In contrast, the CA contains provisions, implemented by the CRA, for a collective settlement scheme.97 Once a CPO has been made and proceedings are authorised to continue on an opt-out basis, claims may only be settled by way of a collective settlement approved by the CAT. The proposed settlement must be presented to the CAT by the representative and the defendant of the collective proceedings. The settlement need not apply to all the defendants in the proceedings, merely those who intend to be bound by it. The CAT, however, may only make an order approving the settlement where it deems the terms to be 'just and reasonable'.98 If the time frame specified in the collective settlement approval order given by the CAT has expired, the collective settlement will be binding upon all those domiciled in the United Kingdom who fall within the CPO's defined class and did not opt out, and those domiciled outside the United Kingdom who otherwise fell within the defined class and opted in.99 Opt-in collective proceedings are not subject to these requirements, although they cannot be settled without the CAT's permission before the expiry of the time given in the collective proceedings for a class member to opt in to the proceedings.

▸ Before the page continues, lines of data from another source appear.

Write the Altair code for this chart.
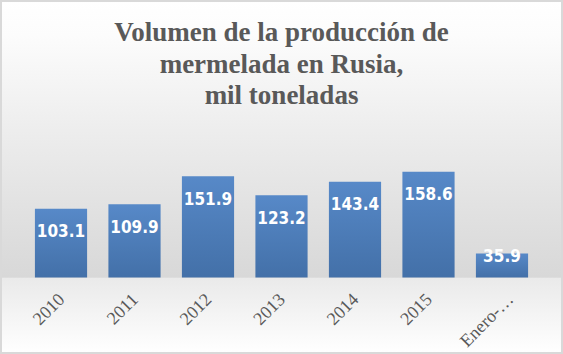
import altair as alt
import pandas as pd

categories = ["2010", "2011", "2012", "2013", "2014", "2015", "Enero-…"]
values = [103.1, 109.9, 151.9, 123.2, 143.4, 158.6, 35.9]
title_lines = ["Volumen de la producción de", "mermelada en Rusia,", "mil toneladas"]

df = pd.DataFrame({"cat": categories, "v": values})
bg_df = pd.DataFrame({"k": [0]})

bg_gradient = {
    "gradient": "linear",
    "x1": 0, "y1": 0, "x2": 0, "y2": 1,
    "stops": [
        {"offset": 0.0, "color": "#ffffff"},
        {"offset": 0.10, "color": "#fcfcfc"},
        {"offset": 0.35, "color": "#eeeeee"},
        {"offset": 0.60, "color": "#e1e1e1"},
        {"offset": 0.783, "color": "#d8d8d8"},
        {"offset": 0.786, "color": "#eaeaea"},
        {"offset": 1.0, "color": "#ffffff"},
    ],
}

bar_gradient = {
    "gradient": "linear",
    "x1": 0, "y1": 0, "x2": 0, "y2": 1,
    "stops": [
        {"offset": 0.0, "color": "#5789c8"},
        {"offset": 1.0, "color": "#4370a8"},
    ],
}

x_enc = alt.X(
    "cat:N",
    sort=categories,
    scale=alt.Scale(paddingInner=0.29, paddingOuter=0.475),
    axis=alt.Axis(
        title=None,
        domain=False,
        ticks=False,
        labelAngle=-45,
        labelAlign="right",
        labelBaseline="middle",
        labelPadding=19,
        labelFont="Liberation Serif",
        labelFontSize=18,
        labelColor="#595959",
        labelOffset={
            "condition": {"test": "datum.value === 'Enero-…'", "value": 9},
            "value": 1,
        },
        offset=-76.5,
        labelOverlap=False,
        zindex=1,
    ),
)

y_scale = alt.Scale(domain=[-114.7, 416.0], nice=False, zero=False)

background = alt.Chart(bg_df).mark_rect(
    color=bg_gradient, stroke="#d9d9d9", strokeWidth=4
).encode(opacity=alt.value(1))

bars = alt.Chart(df).mark_bar(color=bar_gradient).encode(
    x=x_enc,
    y=alt.Y("v:Q", scale=y_scale, axis=None),
    y2=alt.datum(0),
)

labels = alt.Chart(df).transform_calculate(
    ly="datum.v >= 60 ? datum.v - 35 : datum.v - 4.5"
).mark_text(
    font="DejaVu Sans Condensed, Open Sans",
    fontSize=17,
    fontWeight="bold",
    color="#ffffff",
    baseline="middle",
    align="center",
).encode(
    x=alt.X("cat:N", sort=categories),
    y=alt.Y("ly:Q", scale=y_scale, axis=None),
    text=alt.Text("v:Q", format=".1f"),
)

chart = alt.layer(background, bars, labels).properties(
    width=563,
    height=354,
    padding=0,
    autosize=alt.AutoSizeParams(type="none"),
    background="#ffffff",
    title=alt.Title(
        text=title_lines,
        font="Liberation Serif",
        fontSize=27,
        fontWeight="bold",
        color="#595959",
        anchor="middle",
        frame="group",
        baseline="alphabetic",
        lineHeight=31.5,
        offset=0,
        dy=133,
        zindex=1,
    ),
).configure_view(stroke=None)

chart.save("out.html", embed_options={"renderer": "svg", "actions": False})
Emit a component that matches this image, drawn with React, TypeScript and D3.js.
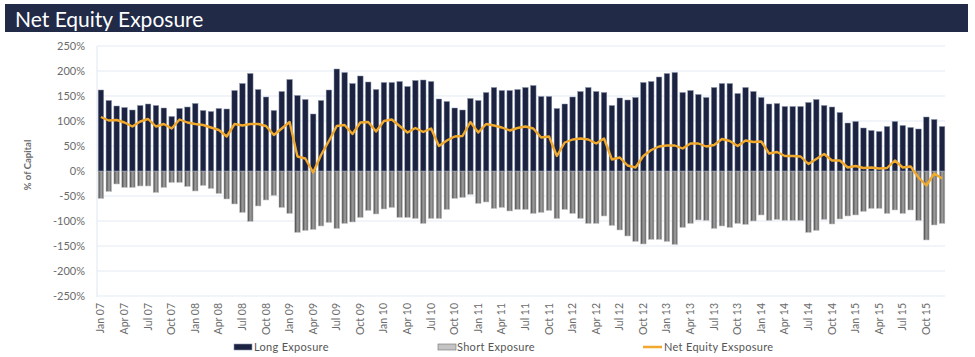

The potential success of the collective settlement scheme will, however, be closely tied to a claimant's ability to use the collective action scheme. If the opt-out certification process proves to be unduly restrictive, the defendant will no longer be induced to settle. The residency provisions in the CRA may also present issues to the success of the collective settlement scheme.100 Defendants could be reluctant to pursue a collective settlement scheme since it does not automatically provide the global settlement that they might be seeking, given non-UK-domiciled individuals will need to opt in to any settlement.101 It should also be remembered that unless the settlement is on a universal basis and will comprise the entirety of the contested issues then aspects of the litigation will continue regardless. Nonetheless, certain other provisions may further promote settlement, for instance that any remaining unpaid damages are to be paid to charity.102 It awaits to be seen, therefore, how the collective settlement scheme is adopted.